Michelle, who asked for her surname to be withheld, used the ride-sharing app last night at around 11pm after having a quiet dinner with a friend.
She was initially charged $12 for the nine-minute journey, and remembers having a “pleasant” chat with her driver.
But when she woke up this morning, she had an email waiting for her from Uber.
The email explained she had been charged a whopping $150 “cleaning fee” on top of her fare for a mess she “categorically” denies making.
The cash had already been automatically deducted from her PayPal account in the early hours of the morning.
When Michelle contacted Uber to dispute the fee and to demand answers, she was sent photos of the alleged mess and was told it was vomit.
According to Uber’s website, a $150 cleaning fee is charged for a “Level 4 major bodily fluid mess that requires cleaning between the windows, doors or air vents”.
But Michelle maintained she did not vomit or spill anything in the car.
She told news.com.au she recalled the trip perfectly and that she had a good rating on the app, having never encountered any trouble with drivers in the past, and that she didn’t notice any mess in the car at the time.
Michelle said the way the company had initially handled the situation had been “unethical”.
“I think it is poor practice. Uber is relying on images from drivers and we don’t know when they were taken,” she said.

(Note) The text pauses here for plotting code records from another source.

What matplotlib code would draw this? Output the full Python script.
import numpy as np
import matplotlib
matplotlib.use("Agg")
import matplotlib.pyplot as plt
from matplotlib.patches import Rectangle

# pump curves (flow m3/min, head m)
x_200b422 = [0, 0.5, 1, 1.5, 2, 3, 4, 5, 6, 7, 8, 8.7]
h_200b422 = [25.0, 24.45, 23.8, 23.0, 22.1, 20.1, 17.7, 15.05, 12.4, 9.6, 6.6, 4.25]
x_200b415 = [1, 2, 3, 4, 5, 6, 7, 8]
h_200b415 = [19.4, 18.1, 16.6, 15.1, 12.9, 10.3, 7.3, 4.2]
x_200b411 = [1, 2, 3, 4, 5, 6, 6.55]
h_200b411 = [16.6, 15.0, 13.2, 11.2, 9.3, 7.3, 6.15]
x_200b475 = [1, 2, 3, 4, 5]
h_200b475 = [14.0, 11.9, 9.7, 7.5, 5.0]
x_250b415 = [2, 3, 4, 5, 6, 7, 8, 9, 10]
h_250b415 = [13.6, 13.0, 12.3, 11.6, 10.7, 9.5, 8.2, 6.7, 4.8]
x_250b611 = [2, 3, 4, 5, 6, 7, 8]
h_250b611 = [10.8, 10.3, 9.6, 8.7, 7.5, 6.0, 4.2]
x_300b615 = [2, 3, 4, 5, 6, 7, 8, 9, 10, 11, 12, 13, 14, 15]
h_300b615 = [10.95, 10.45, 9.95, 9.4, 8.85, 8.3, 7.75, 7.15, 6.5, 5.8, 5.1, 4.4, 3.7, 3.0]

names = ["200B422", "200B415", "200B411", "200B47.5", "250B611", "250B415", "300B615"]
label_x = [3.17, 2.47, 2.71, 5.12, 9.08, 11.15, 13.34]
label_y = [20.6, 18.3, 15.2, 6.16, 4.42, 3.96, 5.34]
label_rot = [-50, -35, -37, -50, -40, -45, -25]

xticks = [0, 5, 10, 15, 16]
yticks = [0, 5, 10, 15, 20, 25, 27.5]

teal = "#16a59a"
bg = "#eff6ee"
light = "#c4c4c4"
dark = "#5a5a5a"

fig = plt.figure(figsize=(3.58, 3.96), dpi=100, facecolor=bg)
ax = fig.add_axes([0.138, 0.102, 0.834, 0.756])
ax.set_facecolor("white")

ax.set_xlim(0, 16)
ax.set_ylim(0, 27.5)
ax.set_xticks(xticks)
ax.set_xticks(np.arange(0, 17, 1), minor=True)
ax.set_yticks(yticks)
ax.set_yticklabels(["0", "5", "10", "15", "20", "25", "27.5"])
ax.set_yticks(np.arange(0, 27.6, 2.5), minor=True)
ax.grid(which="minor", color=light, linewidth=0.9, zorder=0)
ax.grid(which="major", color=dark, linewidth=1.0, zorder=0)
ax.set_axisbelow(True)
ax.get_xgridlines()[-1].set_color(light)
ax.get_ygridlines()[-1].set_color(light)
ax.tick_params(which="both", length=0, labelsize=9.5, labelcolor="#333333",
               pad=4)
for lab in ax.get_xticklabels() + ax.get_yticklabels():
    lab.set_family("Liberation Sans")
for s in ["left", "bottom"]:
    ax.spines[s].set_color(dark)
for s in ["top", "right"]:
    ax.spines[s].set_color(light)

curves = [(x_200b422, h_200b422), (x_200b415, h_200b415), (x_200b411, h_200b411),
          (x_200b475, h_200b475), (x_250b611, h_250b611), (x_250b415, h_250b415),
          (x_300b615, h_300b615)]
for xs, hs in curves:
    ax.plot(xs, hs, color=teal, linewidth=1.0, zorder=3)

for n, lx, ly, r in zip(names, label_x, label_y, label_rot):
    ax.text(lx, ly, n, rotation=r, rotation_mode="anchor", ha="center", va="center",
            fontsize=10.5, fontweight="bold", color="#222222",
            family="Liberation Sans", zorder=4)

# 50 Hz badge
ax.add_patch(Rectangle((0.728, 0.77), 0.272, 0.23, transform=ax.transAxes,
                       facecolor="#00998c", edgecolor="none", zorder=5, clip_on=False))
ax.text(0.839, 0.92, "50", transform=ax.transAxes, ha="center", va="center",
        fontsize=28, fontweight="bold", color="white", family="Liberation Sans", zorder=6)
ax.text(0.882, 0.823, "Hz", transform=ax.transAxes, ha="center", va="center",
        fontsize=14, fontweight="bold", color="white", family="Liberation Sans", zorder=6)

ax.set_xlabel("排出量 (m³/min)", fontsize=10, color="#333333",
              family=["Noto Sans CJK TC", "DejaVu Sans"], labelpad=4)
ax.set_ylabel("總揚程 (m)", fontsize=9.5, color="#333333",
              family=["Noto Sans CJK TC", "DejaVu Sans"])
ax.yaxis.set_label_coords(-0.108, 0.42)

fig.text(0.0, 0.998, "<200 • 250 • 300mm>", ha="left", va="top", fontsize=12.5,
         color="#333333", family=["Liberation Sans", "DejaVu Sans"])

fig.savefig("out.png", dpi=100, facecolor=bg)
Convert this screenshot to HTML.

“I think it’s fraudulent — it’s their word against yours. It is ridiculous.
“Are we turning into a world where we need to take photos of everything just to cover our own backs?
“I’m livid. I’m never using Uber again. I just want an apology and my money back.”
News.com.au contacted Uber, and after several hours the $150 fee was refunded.
An Uber spokesman said the company always tried to balance the rights of customers and drivers.
“When messes and spilt drinks happen, we believe driver-partners should be compensated for the cost of cleaning their car,” the spokesman said.
“However, fraudulent cleaning fee reports are unacceptable and we have a specific review process to proactively investigate individuals who try to take advantage of the system.
“After reviewing this incident, we have refunded this rider’s cleaning fee.”
Michelle welcomed the refund, but urged Uber customers to take a photograph of the inside of the car before leaving to make sure they weren’t charged unfairly.
She said she had spoken out about the incident to help others.
“I’m a very principled person and I’m certainly not shy about speaking up,” she said.
“If no one complains, nothing changes and by speaking up, I’m making people aware that this could potentially happen to them.
“You’ve got to speak your truth and follow through with things.”
Michelle is just the latest Uber customer to accuse the company of a $150 cleaning fee ‘scam’ in recent weeks.
Earlier this month, a Sydney couple were also charged the fee after travelling from the CBD to the North Shore.
After complaining about the charge, they were sent a photo of a white liquid with mysterious lumps spread on what looked like the floor of a vehicle — a mess they also claimed they didn’t make.
And it seems the problem is a global one, with a slew of similar cases reported in the media in the US.